Criminal Offense and Penalties for Illegal Exportation

  • Exportation or attempted exportation of Philippine silver coins or bullion against the law is a criminal offense.
  • Penalties include fines up to 10,000 pesos, imprisonment up to one year, or both, imposed at the court's discretion.
  • This is in addition to the forfeiture of the illegal coins or bullion.

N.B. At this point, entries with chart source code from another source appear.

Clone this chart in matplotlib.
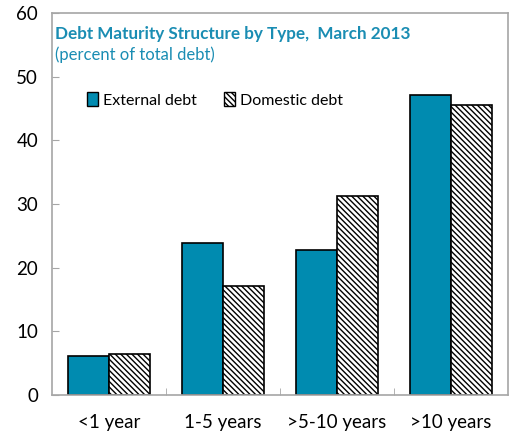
import matplotlib.pyplot as plt
import numpy as np
from matplotlib.patches import Patch

# --- data ---
categories = ["<1 year", "1-5 years", ">5-10 years", ">10 years"]
external = [6.2, 23.9, 22.8, 47.1]
domestic = [6.5, 17.1, 31.2, 45.5]

plt.rcParams['font.family'] = ['Lato', 'DejaVu Sans']
plt.rcParams['hatch.linewidth'] = 1.0
plt.rcParams['hatch.color'] = "#555555"

TEAL = "#008bb0"
GRAY = "#a6a6a6"
HATCH = "\\" * 6

fig = plt.figure(figsize=(5.1, 4.36), dpi=100)
ax = fig.add_axes([0.102, 0.094, 0.894, 0.876])

x = np.arange(len(categories))
w = 0.36
ax.bar(x - w / 2, external, w, color=TEAL, edgecolor="black", linewidth=1.2)
ax.bar(x + w / 2, domestic, w, color="white", edgecolor="black", hatch=HATCH, linewidth=1.2)

ax.set_xlim(-0.5, len(categories) - 0.5)
ax.set_ylim(0, 60)
ax.set_yticks(range(0, 61, 10))
ax.set_xticks(x)
ax.set_xticklabels(categories, fontsize=13.5)
ax.set_xticks(np.arange(0.5, len(categories) - 1, 1), minor=True)
ax.tick_params(axis="x", which="major", length=0, pad=14)
ax.tick_params(axis="x", which="minor", direction="in", length=5, color=GRAY)
ax.tick_params(axis="y", direction="in", length=5, color=GRAY, labelsize=13.5, pad=10)
for s in ax.spines.values():
    s.set_color(GRAY)
    s.set_linewidth(1.2)

ax.text(0.007, 0.945, "Debt Maturity Structure by Type,  March 2013", transform=ax.transAxes,
        color="#1a8db3", fontsize=12.3, fontweight="bold", va="center")
ax.text(0.007, 0.890, "(percent of total debt)", transform=ax.transAxes,
        color="#1a8db3", fontsize=12, va="center")

handles = [Patch(facecolor=TEAL, edgecolor="black", label="External debt"),
           Patch(facecolor="white", edgecolor="black", hatch=HATCH, label="Domestic debt")]
ax.legend(handles=handles, loc="upper left", bbox_to_anchor=(0.045, 0.83), ncol=2, frameon=False,
          fontsize=11.5, handlelength=0.7, handleheight=0.9, handletextpad=0.3, columnspacing=1.7)

fig.savefig("out.png", dpi=100)
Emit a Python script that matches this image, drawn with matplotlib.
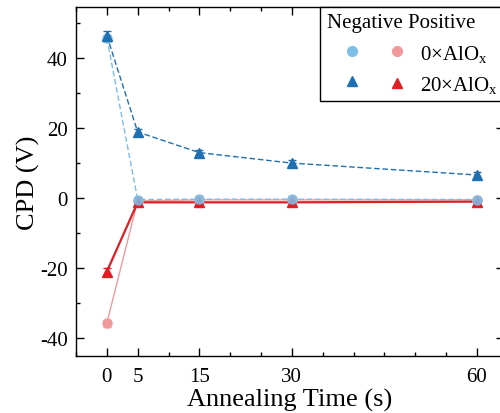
import matplotlib
matplotlib.use("Agg")
import matplotlib.pyplot as plt
from matplotlib.lines import Line2D
from matplotlib.ticker import FixedLocator, MultipleLocator

plt.rcParams['font.family'] = ['Liberation Serif', 'DejaVu Serif']
plt.rcParams['mathtext.fontset'] = 'custom'
plt.rcParams['mathtext.rm'] = 'Liberation Serif'
plt.rcParams['mathtext.it'] = 'Liberation Serif:italic'
plt.rcParams['axes.unicode_minus'] = False

time_s = [0, 5, 15, 30, 60]
neg_0 = [45.7, -0.4, -0.3, -0.3, -0.4]
neg_20 = [46.4, 18.9, 13.0, 10.0, 6.6]
pos_0 = [-35.7, -0.8, -0.5, -0.5, -0.5]
pos_20 = [-21.0, -1.2, -1.2, -1.2, -1.0]
neg_0_err = [1.0, 0.8, 0.8, 0.8, 0.8]
neg_20_err = [1.2, 0.8, 0.8, 0.8, 0.8]
pos_0_err = [1.0, 0.8, 0.8, 0.8, 0.8]
pos_20_err = [1.0, 0.8, 0.8, 0.8, 0.8]

c_neg0 = '#7dbde6'
c_neg20 = '#1f70b0'
c_pos0 = '#f19a9c'
c_pos20 = '#de1f26'

fig = plt.figure(figsize=(5.0, 4.14), dpi=100)
ax = fig.add_axes([0.152, 0.1377, 0.856, 0.843])

# positive series drawn first, negative on top near zero
ax.plot(time_s, pos_0, color=c_pos0, lw=1.0, zorder=2)
ax.errorbar(time_s, pos_0, yerr=pos_0_err, fmt='o', ms=6.5, color=c_pos0,
            ecolor=c_pos0, elinewidth=1, capsize=3, zorder=3)
ax.plot(time_s, pos_20, color=c_pos20, lw=1.6, zorder=2)
ax.errorbar(time_s, pos_20, yerr=pos_20_err, fmt='^', ms=6.5, color=c_pos20,
            ecolor=c_pos20, elinewidth=1, capsize=3, zorder=3)
ax.plot(time_s, neg_0, color=c_neg0, lw=1.0, ls=(0, (4, 2)), zorder=2)
ax.errorbar(time_s, neg_0, yerr=neg_0_err, fmt='o', ms=6.5, color=c_neg0,
            ecolor=c_neg0, elinewidth=1, capsize=3, zorder=3, alpha=0.85)
ax.plot(time_s, neg_20, color=c_neg20, lw=1.0, ls=(0, (4, 2)), zorder=2)
ax.errorbar(time_s, neg_20, yerr=neg_20_err, fmt='^', ms=6.5, color=c_neg20,
            ecolor=c_neg20, elinewidth=1, capsize=3, zorder=3)

ax.set_xlim(-5, 64.4)
ax.set_ylim(-45.1, 54.6)
ax.xaxis.set_major_locator(FixedLocator(time_s))
ax.xaxis.set_minor_locator(MultipleLocator(5))
ax.yaxis.set_major_locator(MultipleLocator(20))
ax.yaxis.set_minor_locator(MultipleLocator(10))
ax.tick_params(which='both', direction='in', top=True, right=True,
               labelsize=15, width=1)
ax.tick_params(which='major', length=6)
ax.tick_params(which='minor', length=3)
ax.tick_params(axis='x', pad=8)
ax.tick_params(axis='y', pad=6)
for s in ax.spines.values():
    s.set_linewidth(1.0)

ax.set_xlabel('Annealing Time (s)', fontsize=19, labelpad=1)
ax.set_ylabel('CPD (V)', fontsize=19, labelpad=0)

handles = [Line2D([], [], ls='none', marker='o', ms=7, color=c_neg0),
           Line2D([], [], ls='none', marker='^', ms=7, color=c_neg20),
           Line2D([], [], ls='none', marker='o', ms=7, color=c_pos0),
           Line2D([], [], ls='none', marker='^', ms=7, color=c_pos20)]
labels = ['', '', r'0×AlO$_\mathrm{x}$', r'20×AlO$_\mathrm{x}$']
leg = ax.legend(handles, labels, ncol=2, title='Negative Positive',
                loc='upper left', bbox_to_anchor=(0.571, 1.0),
                fontsize=15, title_fontsize=15, frameon=True, fancybox=False,
                edgecolor='black', framealpha=1, columnspacing=-0.1,
                handlelength=2.4, handletextpad=-0.1, borderpad=0.3,
                labelspacing=0.5, alignment='left', borderaxespad=0)
leg.get_frame().set_linewidth(1.0)

fig.savefig('out.png', dpi=100)
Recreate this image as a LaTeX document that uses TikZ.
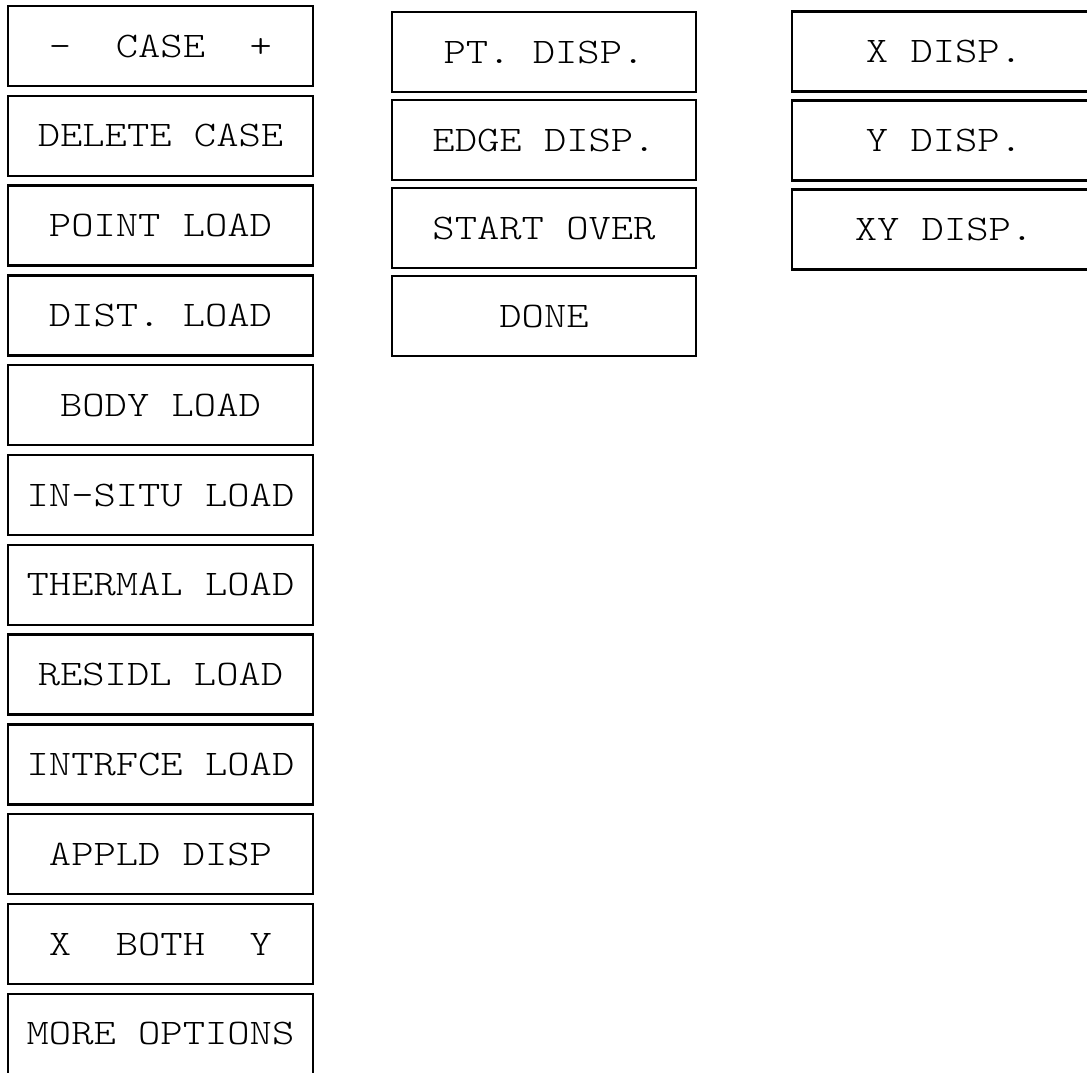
\documentclass[tikz,border=0pt]{standalone}
\usepackage{fontspec}
\newfontfamily\btnfont{lmmonolt10-regular.otf}[FakeStretch=1.18]
\usepackage{tikz}
\usetikzlibrary{positioning}
\tikzstyle{button} = [rectangle, minimum width=305pt, minimum height=80pt, inner sep=2pt, text centered, draw=black, line width=2.5pt, font=\btnfont\fontsize{36pt}{40pt}\selectfont]
\tikzstyle{button2} = [button, minimum width=304pt]

\begin{document}
\begin{tikzpicture}[x=1pt, y=-1pt, node distance=7.3pt]
\useasboundingbox (0,0) rectangle (1087,1072);
\clip (0,0) rectangle (1087,1072);
% first column
\node (case) [button] at (160.5,46) {-~~CASE~~+};
\node (delcase) [button, below=of case] {DELETE CASE};
\node (ptload) [button, below=of delcase] {POINT LOAD};
\node (distload) [button, below=of ptload] {DIST. LOAD};
\node (bodyload) [button, below=of distload] {BODY LOAD};
\node (situload) [button, below=of bodyload] {IN-SITU LOAD};
\node (thermload) [button, below=of situload] {THERMAL LOAD};
\node (resload) [button, below=of thermload] {RESIDL LOAD};
\node (intload) [button, below=of resload] {INTRFCE LOAD};
\node (appdisp) [button, below=of intload] {APPLD DISP};
\node (xboth) [button, below=of appdisp] {X~~BOTH~~Y};
\node (more) [button, below=of xboth] {MORE OPTIONS};
% second column
\node (ptdisp) [button2] at (544,52) {PT. DISP.};
\node (edgedisp) [button2, below=5.5pt of ptdisp] {EDGE DISP.};
\node (restart) [button2, below=5.5pt of edgedisp] {START OVER};
\node (done) [button2, below=5.5pt of restart] {DONE};
% third column
\node (xdisp) [button2] at (944,51.5) {X DISP.};
\node (ydisp) [button2, below=6.5pt of xdisp] {Y DISP.};
\node (xydisp) [button2, below=6.5pt of ydisp] {XY DISP.};
\end{tikzpicture}
\end{document}
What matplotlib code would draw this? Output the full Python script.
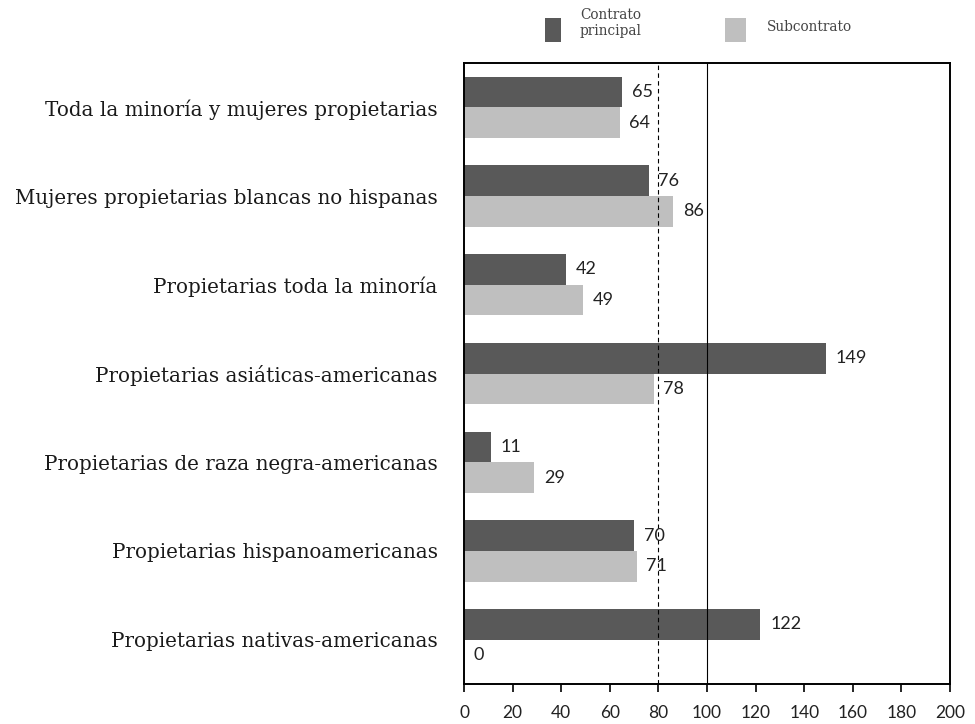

Enforcement and Handling of Seized Coins and Bullion

  • Collectors of customs for the Philippine Islands are tasked with enforcing the law.
  • Enforcement aligns with provisions of Acts Nos. 355 (as amended), 864 (as amended), and 1405.
  • Unlike other cases, seized coins or bullion under this act are not auctioned.
  • Instead, seized items are credited to the Philippine Treasury's gold-standard fund.
  • Informants' rewards are paid from the gold-standard fund by the Treasurer.

Expedited Legislative Process

  • The Act recognizes the public interest in rapid implementation.
  • Consequently, its passage was expedited under section two of an earlier procedural Act (passed September 26, 1900).

Effectivity of the Act

  • The law takes effect immediately upon its passage on November 17, 1905.